-- start Supplied entries --

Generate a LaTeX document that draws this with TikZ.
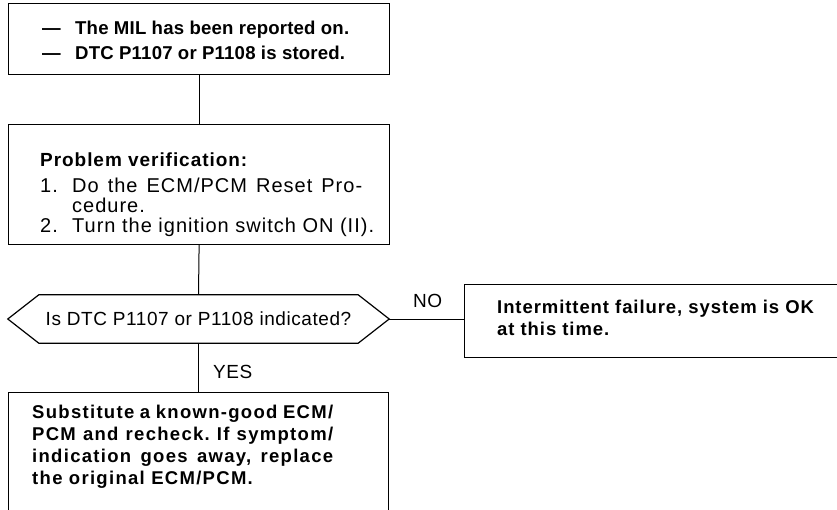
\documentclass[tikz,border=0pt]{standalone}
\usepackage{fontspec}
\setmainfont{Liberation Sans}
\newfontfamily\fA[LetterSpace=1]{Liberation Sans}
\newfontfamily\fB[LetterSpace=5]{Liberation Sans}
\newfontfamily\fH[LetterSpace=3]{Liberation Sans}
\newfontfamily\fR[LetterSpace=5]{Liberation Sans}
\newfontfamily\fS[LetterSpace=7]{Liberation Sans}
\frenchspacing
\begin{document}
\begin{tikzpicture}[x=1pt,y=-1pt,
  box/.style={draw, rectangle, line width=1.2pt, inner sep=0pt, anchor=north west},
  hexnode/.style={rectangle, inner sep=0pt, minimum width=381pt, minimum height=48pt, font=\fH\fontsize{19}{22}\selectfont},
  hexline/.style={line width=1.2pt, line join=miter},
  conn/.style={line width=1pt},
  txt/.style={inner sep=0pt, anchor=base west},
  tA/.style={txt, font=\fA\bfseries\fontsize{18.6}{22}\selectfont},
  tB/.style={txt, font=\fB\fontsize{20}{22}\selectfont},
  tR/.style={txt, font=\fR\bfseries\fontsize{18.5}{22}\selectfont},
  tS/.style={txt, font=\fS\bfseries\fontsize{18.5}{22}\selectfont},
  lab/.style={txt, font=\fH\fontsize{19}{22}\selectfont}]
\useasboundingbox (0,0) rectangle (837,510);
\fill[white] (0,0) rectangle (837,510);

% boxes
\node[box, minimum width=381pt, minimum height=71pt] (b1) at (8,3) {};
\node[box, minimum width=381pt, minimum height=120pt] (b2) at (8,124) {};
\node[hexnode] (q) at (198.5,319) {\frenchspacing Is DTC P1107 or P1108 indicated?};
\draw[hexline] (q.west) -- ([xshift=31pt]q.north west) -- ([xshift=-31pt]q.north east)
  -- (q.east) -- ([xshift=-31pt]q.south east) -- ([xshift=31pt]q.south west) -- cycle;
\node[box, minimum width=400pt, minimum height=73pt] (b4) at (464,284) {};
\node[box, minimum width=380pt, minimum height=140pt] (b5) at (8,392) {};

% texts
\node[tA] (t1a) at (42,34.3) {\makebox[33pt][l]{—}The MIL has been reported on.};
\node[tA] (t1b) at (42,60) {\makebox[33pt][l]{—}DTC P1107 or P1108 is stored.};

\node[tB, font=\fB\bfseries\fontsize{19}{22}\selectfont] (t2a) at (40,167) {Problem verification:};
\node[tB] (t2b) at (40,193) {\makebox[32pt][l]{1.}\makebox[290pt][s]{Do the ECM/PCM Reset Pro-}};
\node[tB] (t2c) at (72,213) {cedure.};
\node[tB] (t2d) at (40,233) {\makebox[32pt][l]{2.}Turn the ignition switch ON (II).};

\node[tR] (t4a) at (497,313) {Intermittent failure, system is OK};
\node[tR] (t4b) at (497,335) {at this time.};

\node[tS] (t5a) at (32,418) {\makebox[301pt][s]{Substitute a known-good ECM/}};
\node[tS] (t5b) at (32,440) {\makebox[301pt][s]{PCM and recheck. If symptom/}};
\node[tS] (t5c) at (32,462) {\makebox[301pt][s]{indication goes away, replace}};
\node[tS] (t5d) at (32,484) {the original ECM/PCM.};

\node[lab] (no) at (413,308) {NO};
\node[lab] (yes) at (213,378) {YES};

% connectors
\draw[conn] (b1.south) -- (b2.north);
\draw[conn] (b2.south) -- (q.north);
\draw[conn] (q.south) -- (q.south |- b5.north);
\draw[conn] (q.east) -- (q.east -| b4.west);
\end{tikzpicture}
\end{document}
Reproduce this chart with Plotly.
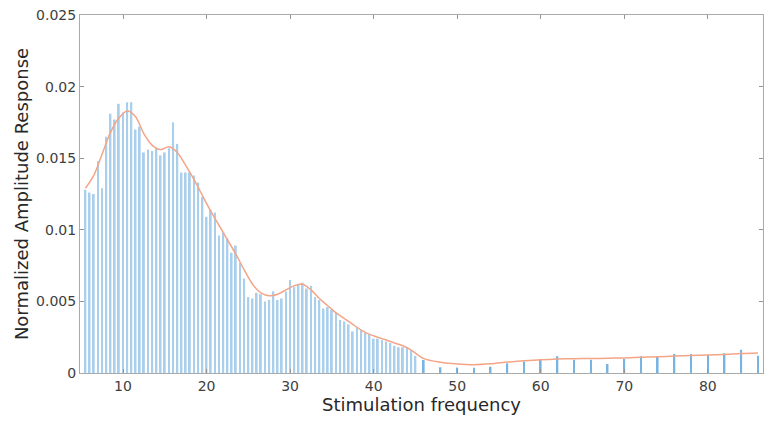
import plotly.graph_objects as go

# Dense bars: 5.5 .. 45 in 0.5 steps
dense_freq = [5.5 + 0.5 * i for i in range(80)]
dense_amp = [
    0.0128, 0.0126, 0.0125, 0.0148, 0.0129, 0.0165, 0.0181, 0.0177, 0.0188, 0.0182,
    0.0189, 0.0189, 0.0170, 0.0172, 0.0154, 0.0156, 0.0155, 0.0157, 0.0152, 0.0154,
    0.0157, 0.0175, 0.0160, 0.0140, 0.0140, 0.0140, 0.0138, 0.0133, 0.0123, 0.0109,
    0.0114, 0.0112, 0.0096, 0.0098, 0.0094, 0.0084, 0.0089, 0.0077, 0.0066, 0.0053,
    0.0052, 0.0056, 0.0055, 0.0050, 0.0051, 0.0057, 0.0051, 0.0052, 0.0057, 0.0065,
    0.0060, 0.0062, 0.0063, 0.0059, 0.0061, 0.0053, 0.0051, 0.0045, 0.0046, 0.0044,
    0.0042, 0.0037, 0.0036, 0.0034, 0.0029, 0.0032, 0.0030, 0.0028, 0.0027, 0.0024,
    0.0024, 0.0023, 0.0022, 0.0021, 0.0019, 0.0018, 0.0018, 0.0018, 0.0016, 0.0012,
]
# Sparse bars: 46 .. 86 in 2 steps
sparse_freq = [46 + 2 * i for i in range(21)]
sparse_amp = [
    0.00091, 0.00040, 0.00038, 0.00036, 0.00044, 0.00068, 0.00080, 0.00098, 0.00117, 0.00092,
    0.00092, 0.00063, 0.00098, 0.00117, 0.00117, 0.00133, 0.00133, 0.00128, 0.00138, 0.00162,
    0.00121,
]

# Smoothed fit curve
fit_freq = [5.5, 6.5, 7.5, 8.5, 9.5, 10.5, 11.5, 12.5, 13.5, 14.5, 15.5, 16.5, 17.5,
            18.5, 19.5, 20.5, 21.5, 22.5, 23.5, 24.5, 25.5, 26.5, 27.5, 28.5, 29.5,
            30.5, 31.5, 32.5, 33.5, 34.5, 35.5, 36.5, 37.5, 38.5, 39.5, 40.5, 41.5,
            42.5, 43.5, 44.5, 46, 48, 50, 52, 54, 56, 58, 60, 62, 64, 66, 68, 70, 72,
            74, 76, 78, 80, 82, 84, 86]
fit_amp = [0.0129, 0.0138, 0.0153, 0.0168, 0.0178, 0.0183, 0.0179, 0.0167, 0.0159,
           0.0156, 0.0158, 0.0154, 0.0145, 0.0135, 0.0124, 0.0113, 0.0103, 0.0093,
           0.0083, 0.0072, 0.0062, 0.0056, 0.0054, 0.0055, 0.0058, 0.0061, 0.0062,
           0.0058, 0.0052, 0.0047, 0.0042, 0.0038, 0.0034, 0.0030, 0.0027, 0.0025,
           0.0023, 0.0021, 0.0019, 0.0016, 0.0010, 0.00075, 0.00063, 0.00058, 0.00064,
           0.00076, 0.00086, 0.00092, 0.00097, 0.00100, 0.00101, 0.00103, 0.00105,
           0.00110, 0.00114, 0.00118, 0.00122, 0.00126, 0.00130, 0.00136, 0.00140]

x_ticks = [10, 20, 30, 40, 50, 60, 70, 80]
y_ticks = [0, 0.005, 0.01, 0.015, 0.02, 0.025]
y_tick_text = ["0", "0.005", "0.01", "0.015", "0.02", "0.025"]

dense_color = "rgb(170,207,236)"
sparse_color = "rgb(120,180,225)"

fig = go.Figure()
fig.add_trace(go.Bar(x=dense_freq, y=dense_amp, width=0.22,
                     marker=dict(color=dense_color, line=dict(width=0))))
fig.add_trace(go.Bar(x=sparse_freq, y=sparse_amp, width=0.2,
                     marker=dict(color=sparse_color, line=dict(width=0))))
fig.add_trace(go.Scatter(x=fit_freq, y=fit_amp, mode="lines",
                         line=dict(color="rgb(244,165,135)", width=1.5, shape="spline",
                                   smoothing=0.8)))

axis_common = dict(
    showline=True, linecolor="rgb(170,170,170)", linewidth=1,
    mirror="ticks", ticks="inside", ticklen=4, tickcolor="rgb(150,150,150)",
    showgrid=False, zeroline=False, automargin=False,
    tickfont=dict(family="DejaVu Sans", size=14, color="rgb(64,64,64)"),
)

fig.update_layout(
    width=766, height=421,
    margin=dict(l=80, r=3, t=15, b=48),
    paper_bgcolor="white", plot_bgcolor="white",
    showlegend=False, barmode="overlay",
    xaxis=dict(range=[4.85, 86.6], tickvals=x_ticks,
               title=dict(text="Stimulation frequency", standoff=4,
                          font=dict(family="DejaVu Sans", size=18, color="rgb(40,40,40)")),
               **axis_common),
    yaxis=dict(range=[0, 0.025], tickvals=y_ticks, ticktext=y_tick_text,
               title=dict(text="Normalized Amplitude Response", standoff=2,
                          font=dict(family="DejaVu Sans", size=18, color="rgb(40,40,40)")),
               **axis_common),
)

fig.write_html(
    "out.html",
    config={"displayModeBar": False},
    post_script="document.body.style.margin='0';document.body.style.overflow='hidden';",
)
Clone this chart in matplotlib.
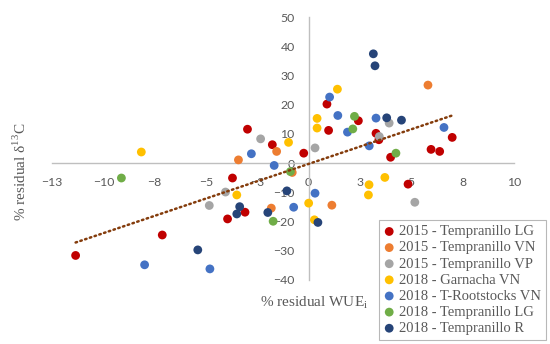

-- end Supplied entries --

Word for word, retype the lines in the entries above that run from the one with "Reproduce this chart with Plotly." through the one with "import plotly.graph_objects as go". Both ends count; pictures do not.

Reproduce this chart with Plotly.
import plotly.graph_objects as go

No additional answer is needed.